En parallèle à cette balade, le musée d’Ypres propose une exposition intitulée Louise/Edith: entre de bonnes mains qui se tient jusqu’au 12 mars prochain. Elle met en parallèle les œuvre de Louise De Hem et d’Edith Dekyndt (°1960). Bien qu’un siècle sépare ces deux femmes artistes, elles partagent de nombreux points communs: elles sont toutes deux originaires d’Ypres, ont vécu à Bruxelles, ont joui d’une brillante carrière internationale et partagent la même fascination pour les mains et le vieillissement. Les œuvres de Dekyndt, artiste aux multiples facettes (entre autres vidéaste, dessinatrice et sculptrice) peuvent notamment être admirées au MoMA de New York ou encore au Centre Pompidou de Paris. Le musée a confié la sélection des œuvres ainsi que la scénographie de cette exposition à onze étudiants des beaux-arts âgés de 17 ans dans le cadre de leur examen de fin d’étude, de quoi offrir un regard moderne sur l’œuvre de De Hem.

La balade contée «Louise Vertelt» (Louise raconte) offre aux touristes et aux Yprois une occasion de (re)découvrir Ypres autrement.
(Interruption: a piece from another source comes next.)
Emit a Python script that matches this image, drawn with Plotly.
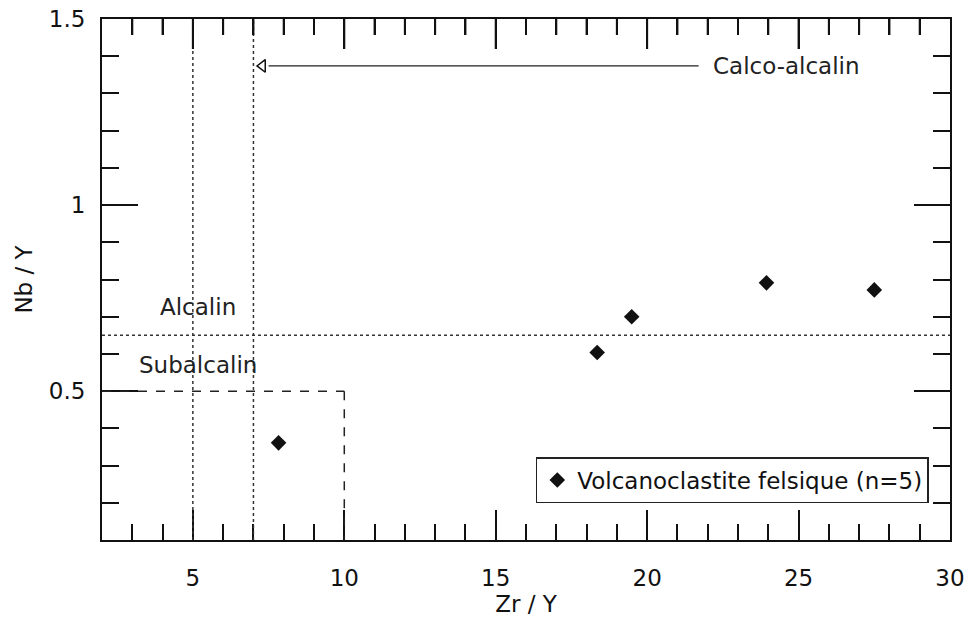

Au détour d’œuvres et de lieux soigneusement choisis, venez admirer le travail de cette portraitiste et pastelliste de talent. Par le biais de cette initiative, le musée d’Ypres met ainsi en lumière une femme artiste quelque peu tombée dans l’ombre, cent ans après sa disparation. À vos smartphones, destination la Nieuwerck d’Ypres pour faire la connaissance de votre guide personnelle: Louise De Hem.